> _Stated task_
Reproduce nothing but the lines from the start of the material through the line that includes "plt.rcParams['font.family'] = ['DejaVu", both ends included, and omit every picture.

> _Data to process_
________
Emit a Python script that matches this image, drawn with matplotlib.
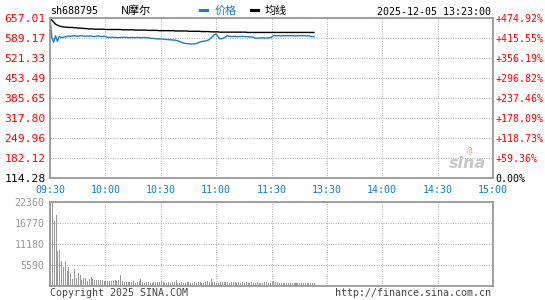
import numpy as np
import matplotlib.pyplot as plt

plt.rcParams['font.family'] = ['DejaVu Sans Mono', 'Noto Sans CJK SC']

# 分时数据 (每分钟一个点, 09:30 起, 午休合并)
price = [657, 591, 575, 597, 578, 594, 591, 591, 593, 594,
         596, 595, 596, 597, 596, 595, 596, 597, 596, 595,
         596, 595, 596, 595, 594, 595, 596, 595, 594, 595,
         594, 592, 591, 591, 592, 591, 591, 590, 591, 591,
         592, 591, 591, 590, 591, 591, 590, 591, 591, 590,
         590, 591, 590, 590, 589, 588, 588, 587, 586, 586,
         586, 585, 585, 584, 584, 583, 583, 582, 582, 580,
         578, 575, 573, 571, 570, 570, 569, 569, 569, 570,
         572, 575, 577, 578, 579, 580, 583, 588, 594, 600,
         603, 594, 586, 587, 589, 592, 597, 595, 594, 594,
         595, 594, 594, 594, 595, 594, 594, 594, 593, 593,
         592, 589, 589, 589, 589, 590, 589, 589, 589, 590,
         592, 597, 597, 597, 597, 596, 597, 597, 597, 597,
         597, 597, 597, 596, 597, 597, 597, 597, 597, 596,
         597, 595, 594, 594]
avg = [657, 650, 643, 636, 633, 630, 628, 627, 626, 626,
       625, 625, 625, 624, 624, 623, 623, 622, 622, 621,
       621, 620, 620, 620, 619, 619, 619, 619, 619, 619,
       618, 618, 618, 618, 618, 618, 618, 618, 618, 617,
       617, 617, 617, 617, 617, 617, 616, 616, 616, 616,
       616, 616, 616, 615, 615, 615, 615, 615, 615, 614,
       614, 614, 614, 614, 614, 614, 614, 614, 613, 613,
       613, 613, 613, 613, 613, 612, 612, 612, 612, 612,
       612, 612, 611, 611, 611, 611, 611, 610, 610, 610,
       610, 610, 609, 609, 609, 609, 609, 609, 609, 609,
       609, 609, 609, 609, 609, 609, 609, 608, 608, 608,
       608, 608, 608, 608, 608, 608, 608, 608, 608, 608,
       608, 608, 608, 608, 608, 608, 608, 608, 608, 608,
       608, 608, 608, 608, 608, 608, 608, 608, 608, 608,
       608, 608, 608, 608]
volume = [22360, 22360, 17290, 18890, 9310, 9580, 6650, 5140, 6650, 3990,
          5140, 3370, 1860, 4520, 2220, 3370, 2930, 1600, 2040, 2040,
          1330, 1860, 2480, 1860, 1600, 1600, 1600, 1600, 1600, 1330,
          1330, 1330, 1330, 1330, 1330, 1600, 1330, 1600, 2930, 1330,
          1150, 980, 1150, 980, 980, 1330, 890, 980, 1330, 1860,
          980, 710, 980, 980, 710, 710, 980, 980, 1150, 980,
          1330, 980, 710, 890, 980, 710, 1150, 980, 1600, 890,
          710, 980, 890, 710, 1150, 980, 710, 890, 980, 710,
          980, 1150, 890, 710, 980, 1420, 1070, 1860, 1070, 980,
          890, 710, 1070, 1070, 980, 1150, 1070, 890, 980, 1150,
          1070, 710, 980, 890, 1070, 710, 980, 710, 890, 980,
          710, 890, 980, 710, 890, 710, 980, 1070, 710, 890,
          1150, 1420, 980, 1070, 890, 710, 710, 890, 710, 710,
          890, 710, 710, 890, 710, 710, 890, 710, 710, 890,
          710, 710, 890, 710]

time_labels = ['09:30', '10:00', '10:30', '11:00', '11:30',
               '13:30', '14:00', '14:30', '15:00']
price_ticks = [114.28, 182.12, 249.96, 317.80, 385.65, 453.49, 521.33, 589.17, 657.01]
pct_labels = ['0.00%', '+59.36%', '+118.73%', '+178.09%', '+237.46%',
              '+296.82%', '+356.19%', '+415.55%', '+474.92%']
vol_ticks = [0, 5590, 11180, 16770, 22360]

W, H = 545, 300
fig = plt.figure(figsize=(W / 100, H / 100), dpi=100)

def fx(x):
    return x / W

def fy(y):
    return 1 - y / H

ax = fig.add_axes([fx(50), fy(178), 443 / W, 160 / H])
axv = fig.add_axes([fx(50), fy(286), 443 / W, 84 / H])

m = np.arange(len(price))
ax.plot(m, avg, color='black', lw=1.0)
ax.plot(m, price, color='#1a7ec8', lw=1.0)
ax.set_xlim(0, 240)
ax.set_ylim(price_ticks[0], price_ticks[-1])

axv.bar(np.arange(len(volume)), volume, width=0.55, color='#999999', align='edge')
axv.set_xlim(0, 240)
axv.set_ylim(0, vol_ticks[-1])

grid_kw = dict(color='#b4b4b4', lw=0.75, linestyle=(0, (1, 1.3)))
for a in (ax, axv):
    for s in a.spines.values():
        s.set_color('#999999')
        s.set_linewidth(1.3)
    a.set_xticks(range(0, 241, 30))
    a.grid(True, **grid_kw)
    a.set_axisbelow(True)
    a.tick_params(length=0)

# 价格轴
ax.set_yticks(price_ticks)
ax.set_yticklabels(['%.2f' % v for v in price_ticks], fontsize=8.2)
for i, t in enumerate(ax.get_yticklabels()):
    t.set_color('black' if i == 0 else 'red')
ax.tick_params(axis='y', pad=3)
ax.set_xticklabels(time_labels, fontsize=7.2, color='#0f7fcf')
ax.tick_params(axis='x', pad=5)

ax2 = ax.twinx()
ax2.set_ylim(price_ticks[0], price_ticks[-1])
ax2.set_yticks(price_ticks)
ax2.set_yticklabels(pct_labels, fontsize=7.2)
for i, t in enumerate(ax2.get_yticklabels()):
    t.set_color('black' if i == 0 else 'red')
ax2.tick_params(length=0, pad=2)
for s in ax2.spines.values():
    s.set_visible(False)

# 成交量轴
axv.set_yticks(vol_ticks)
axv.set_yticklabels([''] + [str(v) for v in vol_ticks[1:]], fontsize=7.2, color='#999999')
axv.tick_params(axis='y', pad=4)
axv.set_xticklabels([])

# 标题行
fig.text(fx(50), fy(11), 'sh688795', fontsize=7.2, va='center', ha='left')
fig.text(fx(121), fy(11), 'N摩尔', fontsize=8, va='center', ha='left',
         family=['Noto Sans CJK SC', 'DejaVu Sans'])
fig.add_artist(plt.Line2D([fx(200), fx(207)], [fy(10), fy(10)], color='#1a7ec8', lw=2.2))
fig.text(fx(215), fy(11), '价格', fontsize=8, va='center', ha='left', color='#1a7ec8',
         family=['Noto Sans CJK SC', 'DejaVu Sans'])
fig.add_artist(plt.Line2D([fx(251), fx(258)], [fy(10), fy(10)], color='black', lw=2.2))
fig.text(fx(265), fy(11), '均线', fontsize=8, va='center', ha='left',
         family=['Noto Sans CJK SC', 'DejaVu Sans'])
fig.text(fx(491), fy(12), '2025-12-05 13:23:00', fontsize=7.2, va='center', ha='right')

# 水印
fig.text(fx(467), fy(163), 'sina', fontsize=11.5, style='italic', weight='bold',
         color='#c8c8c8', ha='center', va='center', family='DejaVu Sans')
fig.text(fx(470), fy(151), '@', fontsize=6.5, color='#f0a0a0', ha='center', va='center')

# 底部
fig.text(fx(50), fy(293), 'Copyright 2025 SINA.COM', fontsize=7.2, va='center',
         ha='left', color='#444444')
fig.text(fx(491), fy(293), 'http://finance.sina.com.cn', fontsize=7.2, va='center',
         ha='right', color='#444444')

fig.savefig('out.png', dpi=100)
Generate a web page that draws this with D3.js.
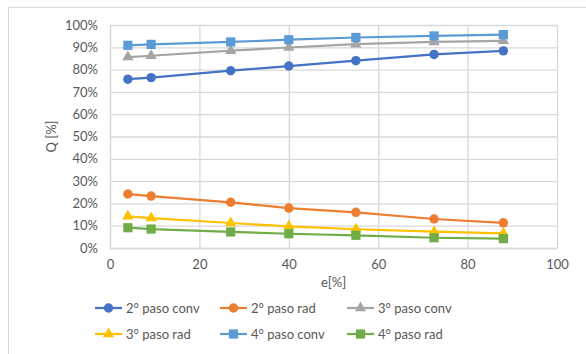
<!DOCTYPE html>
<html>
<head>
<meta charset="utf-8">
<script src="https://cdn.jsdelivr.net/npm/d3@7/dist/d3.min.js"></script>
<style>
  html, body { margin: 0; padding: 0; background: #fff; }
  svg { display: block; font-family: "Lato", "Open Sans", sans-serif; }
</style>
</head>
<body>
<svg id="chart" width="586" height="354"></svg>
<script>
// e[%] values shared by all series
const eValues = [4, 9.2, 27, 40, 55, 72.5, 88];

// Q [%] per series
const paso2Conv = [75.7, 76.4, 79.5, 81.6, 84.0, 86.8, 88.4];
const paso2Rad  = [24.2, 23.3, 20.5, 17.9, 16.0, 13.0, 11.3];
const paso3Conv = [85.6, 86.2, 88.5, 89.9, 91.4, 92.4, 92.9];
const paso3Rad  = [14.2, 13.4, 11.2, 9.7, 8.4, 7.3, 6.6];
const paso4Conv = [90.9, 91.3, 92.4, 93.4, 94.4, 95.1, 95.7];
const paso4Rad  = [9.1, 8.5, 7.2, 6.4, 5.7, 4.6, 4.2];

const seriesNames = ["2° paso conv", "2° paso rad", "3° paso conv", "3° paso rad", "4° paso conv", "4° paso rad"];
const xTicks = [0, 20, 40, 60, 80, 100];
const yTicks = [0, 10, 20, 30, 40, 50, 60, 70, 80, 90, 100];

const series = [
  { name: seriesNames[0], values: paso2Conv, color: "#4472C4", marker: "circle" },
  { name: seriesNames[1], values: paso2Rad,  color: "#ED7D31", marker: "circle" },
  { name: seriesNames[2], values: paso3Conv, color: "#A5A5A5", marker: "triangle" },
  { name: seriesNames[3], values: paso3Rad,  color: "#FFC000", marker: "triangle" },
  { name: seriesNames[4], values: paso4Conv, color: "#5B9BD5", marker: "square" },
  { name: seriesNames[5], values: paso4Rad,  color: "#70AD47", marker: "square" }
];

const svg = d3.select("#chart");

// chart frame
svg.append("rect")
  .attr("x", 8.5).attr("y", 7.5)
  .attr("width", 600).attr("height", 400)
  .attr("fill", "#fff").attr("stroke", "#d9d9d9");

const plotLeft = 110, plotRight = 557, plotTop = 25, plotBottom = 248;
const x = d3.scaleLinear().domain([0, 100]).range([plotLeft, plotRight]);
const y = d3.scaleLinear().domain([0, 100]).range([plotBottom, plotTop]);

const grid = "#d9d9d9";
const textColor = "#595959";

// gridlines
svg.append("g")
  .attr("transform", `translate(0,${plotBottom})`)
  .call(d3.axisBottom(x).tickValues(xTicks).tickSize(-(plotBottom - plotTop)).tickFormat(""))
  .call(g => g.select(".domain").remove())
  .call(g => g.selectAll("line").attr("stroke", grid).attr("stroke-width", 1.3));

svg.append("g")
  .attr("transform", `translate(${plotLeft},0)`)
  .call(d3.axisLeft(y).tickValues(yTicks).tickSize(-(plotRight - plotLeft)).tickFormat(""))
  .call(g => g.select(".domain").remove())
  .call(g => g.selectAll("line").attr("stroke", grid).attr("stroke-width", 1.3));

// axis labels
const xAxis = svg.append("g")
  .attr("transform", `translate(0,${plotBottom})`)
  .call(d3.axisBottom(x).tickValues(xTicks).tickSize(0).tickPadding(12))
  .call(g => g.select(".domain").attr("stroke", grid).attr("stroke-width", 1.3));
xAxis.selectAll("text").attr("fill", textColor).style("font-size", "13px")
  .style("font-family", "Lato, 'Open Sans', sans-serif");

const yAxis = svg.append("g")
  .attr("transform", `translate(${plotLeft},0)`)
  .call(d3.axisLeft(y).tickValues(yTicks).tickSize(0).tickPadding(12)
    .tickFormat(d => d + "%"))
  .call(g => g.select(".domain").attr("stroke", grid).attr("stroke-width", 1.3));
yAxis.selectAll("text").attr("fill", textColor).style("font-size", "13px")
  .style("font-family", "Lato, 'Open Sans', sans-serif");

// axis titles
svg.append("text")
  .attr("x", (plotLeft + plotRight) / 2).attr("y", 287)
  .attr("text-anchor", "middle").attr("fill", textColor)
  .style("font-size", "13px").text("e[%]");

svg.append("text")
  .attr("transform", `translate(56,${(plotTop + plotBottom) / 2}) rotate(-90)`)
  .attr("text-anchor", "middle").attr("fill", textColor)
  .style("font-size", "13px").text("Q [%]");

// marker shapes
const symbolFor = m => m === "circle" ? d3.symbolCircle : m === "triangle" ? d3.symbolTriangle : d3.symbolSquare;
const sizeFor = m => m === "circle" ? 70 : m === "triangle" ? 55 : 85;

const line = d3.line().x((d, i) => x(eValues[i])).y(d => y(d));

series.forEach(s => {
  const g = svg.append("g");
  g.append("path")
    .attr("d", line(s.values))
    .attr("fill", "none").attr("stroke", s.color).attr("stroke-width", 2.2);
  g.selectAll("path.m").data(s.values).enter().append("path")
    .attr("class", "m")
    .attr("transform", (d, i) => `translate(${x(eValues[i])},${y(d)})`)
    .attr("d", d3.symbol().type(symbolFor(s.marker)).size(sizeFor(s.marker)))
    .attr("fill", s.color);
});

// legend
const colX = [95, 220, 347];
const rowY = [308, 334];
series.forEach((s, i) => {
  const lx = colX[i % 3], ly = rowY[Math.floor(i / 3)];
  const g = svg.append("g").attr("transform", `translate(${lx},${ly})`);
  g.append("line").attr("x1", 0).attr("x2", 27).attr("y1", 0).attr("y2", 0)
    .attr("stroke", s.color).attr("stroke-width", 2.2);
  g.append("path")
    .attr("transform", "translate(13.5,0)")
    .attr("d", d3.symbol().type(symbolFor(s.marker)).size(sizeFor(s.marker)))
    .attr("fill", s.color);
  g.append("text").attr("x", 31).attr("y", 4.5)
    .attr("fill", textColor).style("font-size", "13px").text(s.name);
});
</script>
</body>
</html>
________
> _Output for this task_
Emit a Python script that matches this image, drawn with matplotlib.
import numpy as np
import matplotlib.pyplot as plt

plt.rcParams['font.family'] = ['DejaVu Sans Mono', 'Noto Sans CJK SC']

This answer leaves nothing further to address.